▸ **TASK STATEMENT**:
In the lines below, output everything from the first line through the line containing "ax.plot(epB_x, epB_y, color='#4a4a4a', lw=2.0)" exactly as it is. Pictures are not part of the output.

== == ==

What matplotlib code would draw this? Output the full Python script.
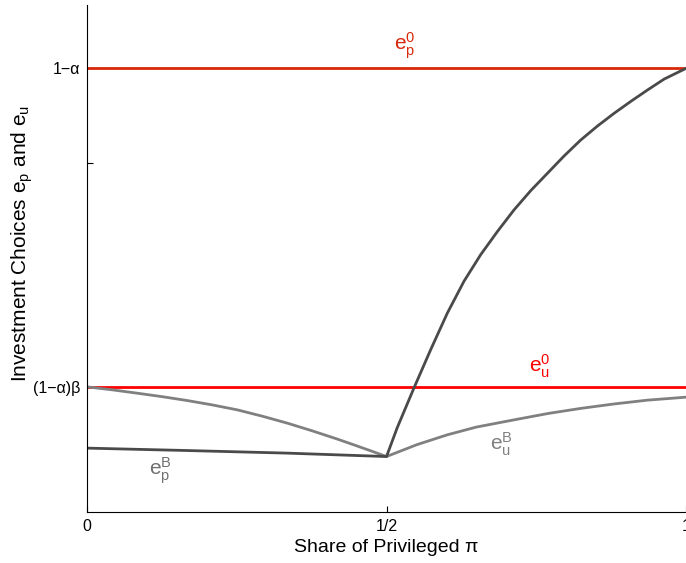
import matplotlib
matplotlib.use('Agg')
import matplotlib.pyplot as plt

plt.rcParams['font.family'] = ['Liberation Sans', 'DejaVu Sans']
plt.rcParams['mathtext.fontset'] = 'custom'
plt.rcParams['mathtext.rm'] = 'Liberation Sans'
plt.rcParams['mathtext.it'] = 'Liberation Sans'

# data (y in arbitrary units)
ep0_level = 0.8
eu0_level = 0.298

# e_p^B: flat segment on the left, steep rise on the right
epB_x = [0.0, 0.1672, 0.3344, 0.5, 0.5179, 0.5457, 0.5736, 0.6015, 0.6293, 0.6572,
         0.6851, 0.7129, 0.7408, 0.7687, 0.7965, 0.8244, 0.8523, 0.8801, 0.9080,
         0.9359, 0.9637, 1.0]
epB_y = [0.2008, 0.1970, 0.1929, 0.1875, 0.2330, 0.2954, 0.3558, 0.4137, 0.4640, 0.5060,
         0.5425, 0.5767, 0.6071, 0.6345, 0.6618, 0.6871, 0.7091, 0.7292, 0.7480,
         0.7660, 0.7832, 0.8]

# e_u^B: declining to 1/2, then rising
euB_x = [0.0, 0.0418, 0.0836, 0.1254, 0.1672, 0.2090, 0.2508, 0.2926, 0.3344, 0.3762,
         0.4181, 0.4460, 0.4738, 0.5, 0.55, 0.6015, 0.65, 0.7129, 0.77, 0.8244,
         0.88, 0.9359, 1.0]
euB_y = [0.2975, 0.2928, 0.2875, 0.2820, 0.2759, 0.2690, 0.2612, 0.2512, 0.2402, 0.2280,
         0.2150, 0.2058, 0.1965, 0.1875, 0.2060, 0.2218, 0.2340, 0.2454, 0.2555, 0.2635,
         0.2705, 0.2765, 0.2812]

x_ticks = [0, 0.5, 1]
x_labels = ['0', '1/2', '1']
y_ticks = [eu0_level, 0.651, ep0_level]
y_labels = ['(1\u2212\u03b1)\u03b2', '', '1\u2212\u03b1']

fig = plt.figure(figsize=(6.86, 5.63), dpi=100)
ax = fig.add_axes([87 / 686, 51 / 563, 599 / 686, 507 / 563])

ax.plot([0, 1], [ep0_level, ep0_level], color='#d8280a', lw=2.0)
ax.plot([0, 1], [eu0_level, eu0_level], color='#ff0000', lw=2.0)
ax.plot(euB_x, euB_y, color='#808080', lw=2.0)
ax.plot(epB_x, epB_y, color='#4a4a4a', lw=2.0)

ax.text(0.53, 0.835, r'$\mathregular{e_p^0}$', color='#d8280a', fontsize=15, ha='center', va='center')
ax.text(0.755, 0.330, r'$\mathregular{e_u^0}$', color='#ff0000', fontsize=15, ha='center', va='center')
ax.text(0.692, 0.207, r'$\mathregular{e_u^B}$', color='#808080', fontsize=15, ha='center', va='center')
ax.text(0.122, 0.165, r'$\mathregular{e_p^B}$', color='#707070', fontsize=15, ha='center', va='center')

ax.set_xlim(0, 1)
ax.set_ylim(0.1, 0.9)
ax.set_xticks(x_ticks)
ax.set_xticklabels(x_labels)
ax.set_yticks(y_ticks)
ax.set_yticklabels(y_labels)
ax.tick_params(direction='in', length=4, labelsize=11.5, pad=5)

ax.spines['top'].set_visible(False)
ax.spines['right'].set_visible(False)

ax.set_xlabel('Share of Privileged \u03c0', fontsize=14, labelpad=4)
ax.set_ylabel(r'Investment Choices $\mathregular{e_p}$ and $\mathregular{e_u}$', fontsize=15)
ax.yaxis.set_label_coords(-0.086, 0.53)

fig.savefig('out.png', dpi=100)
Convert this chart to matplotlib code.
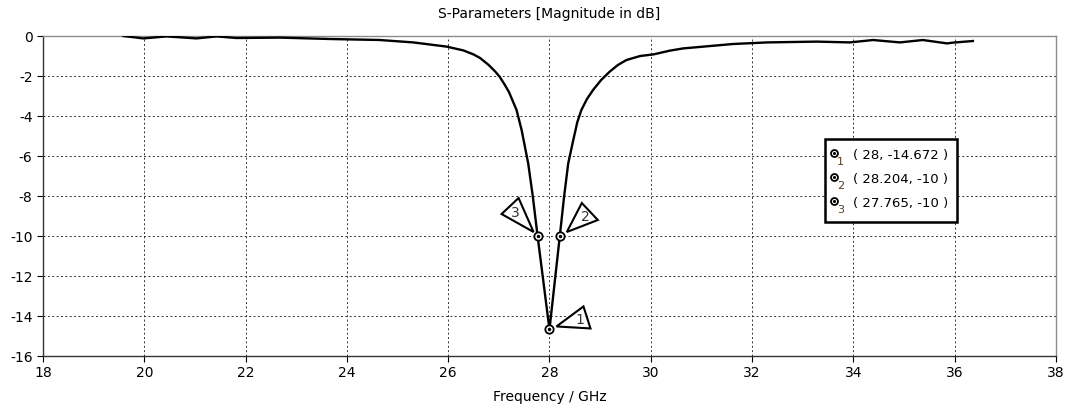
import matplotlib
matplotlib.use("Agg")
import matplotlib.pyplot as plt
from matplotlib.patches import Polygon, Rectangle
from matplotlib.transforms import IdentityTransform, ScaledTranslation

# S11 curve
freq = [19.59, 19.98, 20.44, 21.03, 21.43, 21.82, 22.68, 23.67, 24.65, 25.31,
        25.97, 26.3, 26.5, 26.63, 26.8, 26.93, 27.02, 27.12, 27.2, 27.35,
        27.45, 27.58, 27.67, 27.765, 28.0, 28.204, 28.29, 28.37, 28.47, 28.55,
        28.63, 28.74, 28.86, 29.02, 29.19, 29.35, 29.52, 29.79, 30.05, 30.38,
        30.64, 31.62, 32.3, 33.28, 33.93, 34.39, 34.92, 35.37, 35.85, 35.97,
        36.36]
s11_db = [0.0, -0.12, -0.02, -0.12, -0.02, -0.1, -0.08, -0.15, -0.2, -0.32,
          -0.53, -0.72, -0.92, -1.1, -1.45, -1.78, -2.05, -2.45, -2.8, -3.7,
          -4.7, -6.37, -8.0, -10.0, -14.672, -10.0, -8.0, -6.37, -5.2, -4.3,
          -3.7, -3.15, -2.7, -2.2, -1.78, -1.45, -1.2, -1.0, -0.92, -0.73,
          -0.62, -0.4, -0.32, -0.28, -0.32, -0.2, -0.32, -0.2, -0.37, -0.33,
          -0.25]

# markers
mark_ids = ["1", "2", "3"]
mark_f = [28.0, 28.204, 27.765]
mark_db = [-14.672, -10.0, -10.0]
mark_text = ["( 28, -14.672 )", "( 28.204, -10 )", "( 27.765, -10 )"]

xticks = list(range(18, 39, 2))
yticks = list(range(-16, 1, 2))

plt.rcParams['font.family'] = 'DejaVu Sans'
plt.rcParams['axes.unicode_minus'] = False

fig = plt.figure(figsize=(10.71, 4.12), dpi=100)
ax = fig.add_axes([0.0401, 0.1359, 0.9459, 0.7767])

ax.plot(freq, s11_db, color='black', linewidth=1.7, zorder=3)

ax.set_xlim(18, 38)
ax.set_ylim(-16, 0)
ax.set_xticks(xticks)
ax.set_yticks(yticks)
ax.tick_params(labelsize=10, length=4, width=0.8, direction='out', colors='black')
ax.grid(True, color='0.2', linestyle=(0, (2, 2.5)), linewidth=0.7)

for side in ['left', 'bottom']:
    ax.spines[side].set_color('0.2')
    ax.spines[side].set_linewidth(1.0)
for side in ['top', 'right']:
    ax.spines[side].set_color('0.55')
    ax.spines[side].set_linewidth(1.0)

ax.set_title("S-Parameters [Magnitude in dB]", fontsize=10, pad=13)
ax.set_xlabel("Frequency / GHz", fontsize=10, labelpad=7)

# marker circles on the curve
ax.plot(mark_f, mark_db, linestyle='none', marker='o', markersize=6,
        markerfacecolor='white', markeredgecolor='black', markeredgewidth=1.3,
        zorder=4)
ax.plot(mark_f, mark_db, linestyle='none', marker='o', markersize=1.5,
        color='black', zorder=5)

# triangle flags next to each marker (pixel offsets)
tri_offsets = [[(7, 3), (34, 23), (41, 1)],
               [(7, 4), (22, 33), (38, 16)],
               [(-4, 4), (-36, 22), (-19, 38)]]
label_offsets = [(30, 9), (26, 19), (-22, 23)]

fig.canvas.draw()
for mid, f, db, tri, lab in zip(mark_ids, mark_f, mark_db, tri_offsets, label_offsets):
    tr = IdentityTransform() + ScaledTranslation(f, db, ax.transData)
    poly = Polygon(tri, closed=True, facecolor='white', edgecolor='black',
                   linewidth=1.5, transform=tr, zorder=6, clip_on=False)
    ax.add_patch(poly)
    ax.text(lab[0], lab[1], mid, transform=tr, fontsize=10, color='#333333',
            ha='center', va='center', zorder=7)

# marker table box
ax.add_patch(Rectangle((0.772, 0.419), 0.130, 0.259, transform=ax.transAxes,
                       facecolor='white', edgecolor='black', linewidth=1.8,
                       zorder=8))
row_y = [0.628, 0.553, 0.478]
for mid, txt, yy in zip(mark_ids, mark_text, row_y):
    ax.plot([0.781], [yy + 0.005], transform=ax.transAxes, marker='o',
            markersize=5, markerfacecolor='white', markeredgecolor='black',
            markeredgewidth=1.3, zorder=9, clip_on=False)
    ax.plot([0.781], [yy + 0.005], transform=ax.transAxes, marker='o',
            markersize=1.2, color='black', zorder=10, clip_on=False)
    ax.text(0.784, yy - 0.022, mid, transform=ax.transAxes, fontsize=8,
            color='#5a3a1a', ha='left', va='center', zorder=10)
    ax.text(0.800, yy, txt, transform=ax.transAxes, fontsize=9.5,
            color='black', ha='left', va='center', zorder=10)

fig.savefig('out.png', dpi=100)
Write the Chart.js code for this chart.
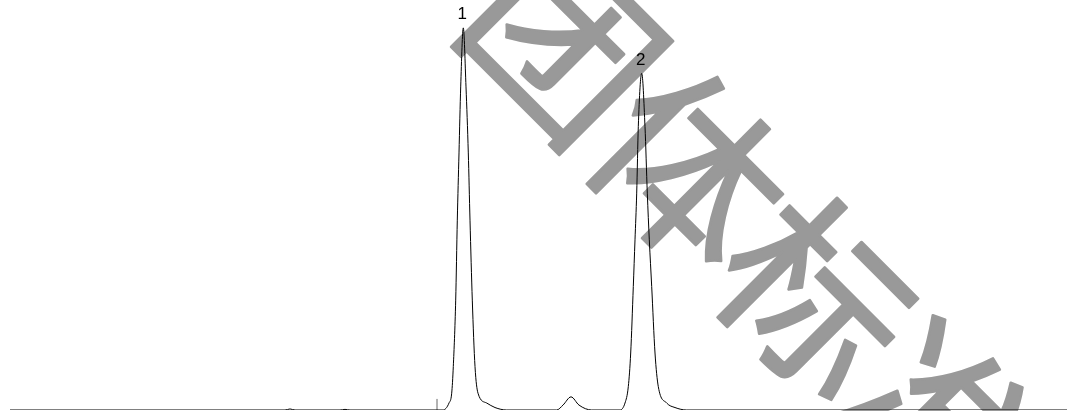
<!DOCTYPE html>
<html>
<head>
<meta charset="utf-8">
<script src="https://cdn.jsdelivr.net/npm/chart.js@4.4.0/dist/chart.umd.min.js"></script>
<style>
  body { margin: 0; background: #fff; }
  #wrap { width: 1067px; height: 411px; position: relative; }
</style>
</head>
<body>
<div id="wrap"><canvas id="graphCanvas"></canvas></div>
<script>
// retention time (min) and detector signal (% of full scale)
var times = [0, 2.75, 2.80, 2.85, 3.30, 3.35, 3.40,
    4.33, 4.39, 4.417, 4.433, 4.457, 4.473, 4.49, 4.507, 4.533, 4.56, 4.583, 4.60, 4.623, 4.65, 4.68, 4.767, 4.85, 4.967,
    5.467, 5.53, 5.61, 5.69, 5.817,
    6.10, 6.15, 6.183, 6.207, 6.233, 6.25, 6.267, 6.283, 6.317, 6.35, 6.373, 6.393, 6.417, 6.45, 6.483, 6.567, 6.65, 6.767,
    10.57];
var signal = [0, 0, 0.25, 0, 0, 0.15, 0,
    0, 1.7, 4.1, 10.6, 26.8, 46.3, 62.7, 78.8, 93.2, 78.8, 62.7, 46.3, 26.8, 10.6, 4.1, 1.7, 0.6, 0,
    0, 1.2, 3.2, 1.2, 0,
    0, 1.7, 5.7, 13.9, 30.1, 41.5, 52.9, 69.1, 82.1, 69.1, 52.9, 41.5, 30.1, 13.9, 5.7, 1.7, 0.6, 0,
    0];

// injection / event marker
var markerTime = [4.27, 4.27];
var markerValue = [0, 2.7];

// peak numbering
var peakTimes = [4.533, 6.317];
var peakLabels = ['1', '2'];

var watermark = '团体标准';

function toPoints(xs, ys) {
    var pts = [];
    for (var i in xs) {
        pts.push({ x: xs[i], y: ys[i] });
    }
    return pts;
}

var watermarkPlugin = {
    id: 'watermark',
    beforeDatasetsDraw: function (chart) {
        var ctx = chart.ctx;
        var chars = watermark.split('');
        var dir = 45.5 * Math.PI / 180; // direction the characters run
        var step = 179;
        ctx.save();
        ctx.fillStyle = '#999999';
        ctx.strokeStyle = '#999999';
        ctx.lineWidth = 2.5;
        ctx.lineJoin = 'round';
        ctx.font = '184px "Noto Sans CJK SC"';
        ctx.textAlign = 'center';
        ctx.textBaseline = 'middle';
        for (var i = 0; i < chars.length; i++) {
            ctx.save();
            ctx.translate(565 + i * step * Math.cos(dir), 41 + i * step * Math.sin(dir));
            ctx.rotate(45 * Math.PI / 180);
            ctx.fillText(chars[i], 0, 0);
            ctx.strokeText(chars[i], 0, 0);
            ctx.restore();
        }
        ctx.restore();
    }
};

var peakLabelPlugin = {
    id: 'peakLabels',
    afterDatasetsDraw: function (chart) {
        var ctx = chart.ctx;
        var xs = chart.scales.x, ys = chart.scales.y;
        ctx.save();
        ctx.fillStyle = '#000';
        ctx.font = '17px "Liberation Sans", Arial, sans-serif';
        ctx.textAlign = 'center';
        ctx.textBaseline = 'bottom';
        for (var i in peakTimes) {
            var idx = times.indexOf(peakTimes[i]);
            var px = xs.getPixelForValue(peakTimes[i]);
            var py = ys.getPixelForValue(signal[idx]);
            ctx.fillText(peakLabels[i], px - 1, py - 5);
        }
        ctx.restore();
    }
};

var graphTarget = document.getElementById('graphCanvas');

var LineGraph = new Chart(graphTarget, {
    type: 'line',
    data: {
        datasets: [
            {
                label: 'signal',
                data: toPoints(times, signal),
                borderColor: '#000',
                borderWidth: 1,
                pointRadius: 0,
                cubicInterpolationMode: 'monotone',
                fill: false
            },
            {
                label: 'marker',
                data: toPoints(markerTime, markerValue),
                borderColor: '#666',
                borderWidth: 1,
                pointRadius: 0,
                fill: false
            }
        ]
    },
    options: {
        animation: false,
        responsive: true,
        maintainAspectRatio: false,
        layout: { padding: { left: 10, right: 0, top: 0, bottom: 1 } },
        plugins: {
            legend: { display: false },
            tooltip: { enabled: false }
        },
        scales: {
            x: { type: 'linear', min: 0, max: 10.57, display: false },
            y: { min: 0, max: 100, display: false }
        }
    },
    plugins: [watermarkPlugin, peakLabelPlugin]
});
</script>
</body>
</html>
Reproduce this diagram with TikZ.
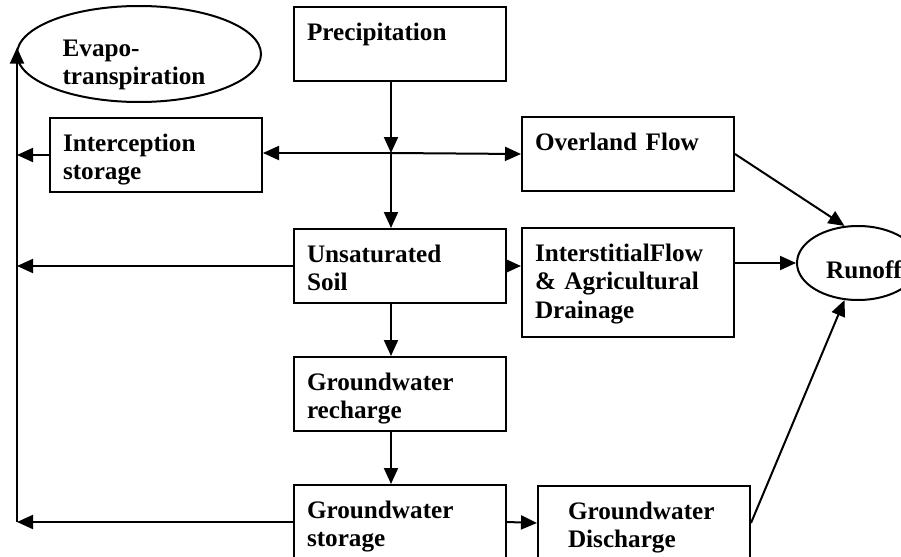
\documentclass[tikz,border=0pt]{standalone}
\usepackage{fontspec}
\setmainfont{Liberation Serif}
\usetikzlibrary{positioning}
\usetikzlibrary{shapes.geometric}
\usetikzlibrary{arrows.meta}

\begin{document}
\begin{tikzpicture}[x=0.5pt, y=-0.5pt, line width=1pt, >={Triangle[length=8pt, width=7pt]},
	every node/.style={font=\fontsize{12.6}{14.4}\selectfont\bfseries},
	stage/.style={draw, rectangle, anchor=north west, align=left, text width=93pt, inner xsep=6.5pt, inner ysep=0pt, text height=16.5pt, text depth=20.5pt},
	bubble/.style={draw, ellipse, inner sep=0pt}]
					\useasboundingbox (0, 0) rectangle (901, 557);
					\clip (0, 0) rectangle (901, 557);
					\node[bubble, minimum width=122pt, minimum height=48pt, label={[align=left, xshift=-2.5pt, yshift=-5.5pt]center:Evapo-\\transpiration}] (evap) at (139, 54) {};
					\node[stage] (prec) at (293, 6) {Precipitation};
					\node[stage] (icpt) at (49, 117) {Interception\\storage};
					\node[stage] (over) at (521, 116) {Overland Flow};
					\node[stage] (unsat) at (293, 228) {Unsaturated\\Soil};
					\node[stage, text depth=38pt] (inter) at (521, 227) {InterstitialFlow\\\& Agricultural\\Drainage};
					\node[stage] (rech) at (293, 356) {Groundwater\\recharge};
					\node[stage] (store) at (293, 484) {Groundwater\\storage};
					\node[stage, text width=76pt, inner xsep=15pt] (disch) at (537, 485) {Groundwater\\Discharge};
					\node[bubble, minimum width=61pt, minimum height=37pt, label={[xshift=3pt, yshift=-3.5pt]center:Runoff}] (runoff) at (858, 263) {};
					\coordinate (jn) at (391, 153);
					\coordinate (base) at (17, 522);
					\draw[->] (jn |- prec.south) -- (jn);
					\draw[->] (jn) -- (jn |- unsat.north);
					\draw[->] (jn) -- (jn -| icpt.east);
					\draw[->] (jn) -- (over.west);
					\draw[->] (over.east) -- (runoff.110);
					\draw[->] (unsat.east) -- (unsat.east -| inter.west);
					\draw[->] (inter.east |- runoff) -- (runoff.west);
					\draw[->] (jn |- unsat.south) -- (jn |- rech.north);
					\draw[->] (jn |- rech.south) -- (jn |- store.north);
					\draw[->] (store.east) -- (disch.west);
					\draw[->] (disch.east) -- (runoff.250);
					\draw[->] (base) -- (base |- evap.177);
					\draw[->] (icpt.west) -- (icpt.west -| base);
					\draw[->] (unsat.west) -- (unsat.west -| base);
					\draw[->] (store.west) -- (base);
				\end{tikzpicture}
\end{document}
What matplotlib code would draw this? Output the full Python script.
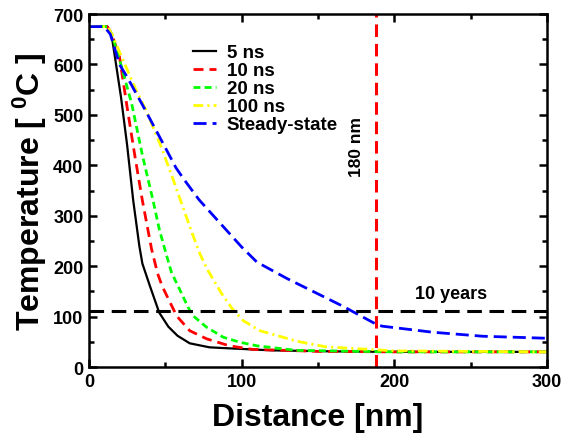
import matplotlib
matplotlib.use("Agg")
import matplotlib.pyplot as plt
from matplotlib.ticker import MultipleLocator

plt.rcParams['font.family'] = ['Liberation Sans', 'DejaVu Sans']
plt.rcParams['font.weight'] = 'bold'
plt.rcParams['mathtext.fontset'] = 'custom'
plt.rcParams['mathtext.rm'] = 'Liberation Sans:bold'
plt.rcParams['mathtext.bf'] = 'Liberation Sans:bold'
plt.rcParams['mathtext.it'] = 'Liberation Sans:bold'
plt.rcParams['lines.scale_dashes'] = False

# Data (distance in nm, temperature in deg C)
x_5ns = [0, 12, 15, 21, 25, 29, 33, 35, 40, 46, 52, 58, 66, 79, 92, 120, 160, 200, 300]
t_5ns = [675, 675, 655, 535, 440, 330, 240, 205, 160, 108, 80, 62, 47, 39, 37, 33, 31, 30, 30]

x_10ns = [0, 12, 15, 20, 25, 30, 35, 41, 45, 48, 52, 57.5, 66, 77, 92, 107, 150, 200, 300]
t_10ns = [675, 675, 660, 615, 515, 420, 330, 234, 185, 160, 135, 101, 72, 56, 42, 35, 31, 30, 30]

x_20ns = [0, 12, 15, 20, 28, 35, 42, 46, 50, 54, 60, 65, 68, 77, 88, 99, 110, 136, 200, 300]
t_20ns = [675, 675, 660, 610, 522, 420, 330, 274, 230, 188, 150, 118, 102, 79, 59, 49, 42, 33, 30, 30]

x_100ns = [0, 12, 15, 20, 25, 31, 37, 47, 55, 62, 68, 73, 78, 87, 94, 101, 112, 127, 138, 155, 200, 300]
t_100ns = [675, 675, 660, 625, 590, 548, 512, 439, 373, 313, 262, 222, 191, 145, 115, 92, 72, 59, 50, 40, 32, 30]

x_ss = [0, 10, 14, 20, 25, 35, 50, 57, 62, 72, 83, 100, 110, 130, 166, 188, 192, 225, 258, 300]
t_ss = [675, 675, 660, 600, 575, 520, 435, 395, 373, 332, 295, 238, 208, 175, 121, 85, 81, 69, 61, 57]

ten_years_temp = 111
marker_distance = 188

fig = plt.figure(figsize=(5.63, 4.35), dpi=100)
ax = fig.add_axes([0.158, 0.154, 0.8136, 0.8115])

ax.plot(x_5ns, t_5ns, color='black', lw=1.6, label='5 ns')
l2, = ax.plot(x_10ns, t_10ns, color='#ff0000', lw=2, label='10 ns')
l2.set_dashes((7.2, 4.3))
l3, = ax.plot(x_20ns, t_20ns, color='#00ff00', lw=2, label='20 ns')
l3.set_dashes((5, 3))
l4, = ax.plot(x_100ns, t_100ns, color='#ffff00', lw=2, label='100 ns')
l4.set_dashes((7, 3, 1.5, 3))
l5, = ax.plot(x_ss, t_ss, color='#0000ff', lw=2, label='Steady-state')
l5.set_dashes((9.4, 4.3))

hl = ax.axhline(ten_years_temp, color='black', lw=2.2)
hl.set_dashes((10.5, 5.5))
vl = ax.axvline(marker_distance, color='#ff0000', lw=2.2)
vl.set_dashes((9, 5))

ax.text(237, 145, '10 years', fontsize=13, fontweight='bold', ha='center', va='center')
ax.text(175, 438, '180 nm', fontsize=12.5, fontweight='bold', ha='center', va='center', rotation=90)

ax.set_xlim(0, 300)
ax.set_ylim(0, 700)
ax.xaxis.set_major_locator(MultipleLocator(100))
ax.xaxis.set_minor_locator(MultipleLocator(50))
ax.yaxis.set_major_locator(MultipleLocator(100))
ax.yaxis.set_minor_locator(MultipleLocator(50))
ax.tick_params(which='both', direction='in', top=True, right=True, labelsize=13, width=1.8)
ax.tick_params(which='major', length=6, pad=4)
ax.tick_params(which='minor', length=3.5)
for lab in ax.get_xticklabels() + ax.get_yticklabels():
    lab.set_fontweight('bold')
for s in ax.spines.values():
    s.set_linewidth(1.8)

ax.set_xlabel('Distance [nm]', fontsize=23, fontweight='bold')
ax.set_ylabel(r'Temperature [ $^{0}$C ]', fontsize=23, fontweight='bold')
ax.xaxis.set_label_coords(0.5, -0.1)
ax.yaxis.set_label_coords(-0.087, 0.5)

leg = ax.legend(loc='upper left', bbox_to_anchor=(0.227, 0.915), frameon=False,
                fontsize=13.5, handlelength=1.25, handletextpad=0.55, labelspacing=0.05,
                borderaxespad=0, borderpad=0)
for t in leg.get_texts():
    t.set_fontweight('bold')

fig.savefig('out.png', dpi=100)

== == ==

▸ **OUTPUT FOR THIS TASK**:
What matplotlib code would draw this? Output the full Python script.
import matplotlib
matplotlib.use('Agg')
import matplotlib.pyplot as plt

plt.rcParams['font.family'] = ['Liberation Sans', 'DejaVu Sans']
plt.rcParams['mathtext.fontset'] = 'custom'
plt.rcParams['mathtext.rm'] = 'Liberation Sans'
plt.rcParams['mathtext.it'] = 'Liberation Sans'

# data (y in arbitrary units)
ep0_level = 0.8
eu0_level = 0.298

# e_p^B: flat segment on the left, steep rise on the right
epB_x = [0.0, 0.1672, 0.3344, 0.5, 0.5179, 0.5457, 0.5736, 0.6015, 0.6293, 0.6572,
         0.6851, 0.7129, 0.7408, 0.7687, 0.7965, 0.8244, 0.8523, 0.8801, 0.9080,
         0.9359, 0.9637, 1.0]
epB_y = [0.2008, 0.1970, 0.1929, 0.1875, 0.2330, 0.2954, 0.3558, 0.4137, 0.4640, 0.5060,
         0.5425, 0.5767, 0.6071, 0.6345, 0.6618, 0.6871, 0.7091, 0.7292, 0.7480,
         0.7660, 0.7832, 0.8]

# e_u^B: declining to 1/2, then rising
euB_x = [0.0, 0.0418, 0.0836, 0.1254, 0.1672, 0.2090, 0.2508, 0.2926, 0.3344, 0.3762,
         0.4181, 0.4460, 0.4738, 0.5, 0.55, 0.6015, 0.65, 0.7129, 0.77, 0.8244,
         0.88, 0.9359, 1.0]
euB_y = [0.2975, 0.2928, 0.2875, 0.2820, 0.2759, 0.2690, 0.2612, 0.2512, 0.2402, 0.2280,
         0.2150, 0.2058, 0.1965, 0.1875, 0.2060, 0.2218, 0.2340, 0.2454, 0.2555, 0.2635,
         0.2705, 0.2765, 0.2812]

x_ticks = [0, 0.5, 1]
x_labels = ['0', '1/2', '1']
y_ticks = [eu0_level, 0.651, ep0_level]
y_labels = ['(1\u2212\u03b1)\u03b2', '', '1\u2212\u03b1']

fig = plt.figure(figsize=(6.86, 5.63), dpi=100)
ax = fig.add_axes([87 / 686, 51 / 563, 599 / 686, 507 / 563])

ax.plot([0, 1], [ep0_level, ep0_level], color='#d8280a', lw=2.0)
ax.plot([0, 1], [eu0_level, eu0_level], color='#ff0000', lw=2.0)
ax.plot(euB_x, euB_y, color='#808080', lw=2.0)
ax.plot(epB_x, epB_y, color='#4a4a4a', lw=2.0)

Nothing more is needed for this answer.